Maycock learned how to perform cesarean sections and manage high-risk obstetrics patients and fostered her love of community medicine and outreach by teaching in the University of Alabama (UAB) Huntsville Family Medicine Residency Program.
“I took over the community medicine rotation, and I grew it,” Maycock says. “It became my niche.”
She wrote and directed the community medicine curriculum and coordinated health fairs, lecture series, and screenings. She teamed up with community partners in Selma at an early literacy program, the YMCA, area schools and the public library system and expanded a free family medicine clinic called Doc On The Spot.

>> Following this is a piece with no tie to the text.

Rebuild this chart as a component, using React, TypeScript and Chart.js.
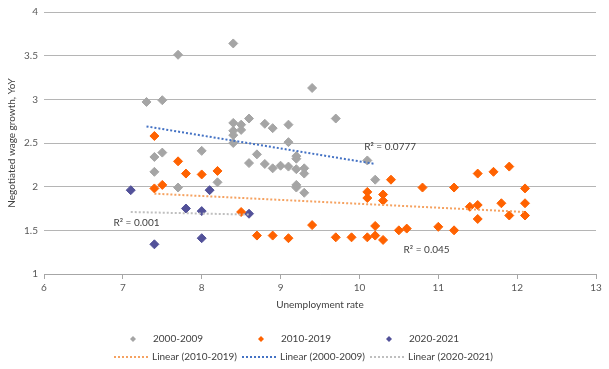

Soon though, she got married, had two children and moved to Virginia—only to find herself looking to head south. When a friend mentioned an open position for the UAB Selma Family Medicine Residency Program, she knew she’d found another fit.
A healthier future
In addition to her director role, she also serves as an associate professor in the Department of Family Medicine at UAB’s School of Medicine and hospitalist director at Vaughn Regional Medical Center and instructs residents and medical students as part of the Rural Training Track Collaborative designed to sustain health professions education in rural places.
Those “hats” vary from day to day: shuffling between a hospital or clinic supervising residents; traveling to nursing homes and personal residences to treat patients; and serving on boards at the national level like her new role on the American Board of Family Medicine where she is the second D.O. in the board’s 40-year history.
If we can get them engaged and help them to see there are healthier and better ways forward, that will be huge.
Tiffani Maycock, Alum, College of Engineering
But no matter which one she is wearing, she is always working to expand health literacy around nutrition, boost access to medical care and fresh foods, and break generational cycles reinforced by the realities of day-to-day life in underserved communities.
“That’s why I really enjoy working with kids,” Maycock says. “If we can get them engaged and help them to see there are healthier and better ways forward, that will be huge.”
“Some of these barriers are difficult, but I’m really excited about the opportunities ahead.”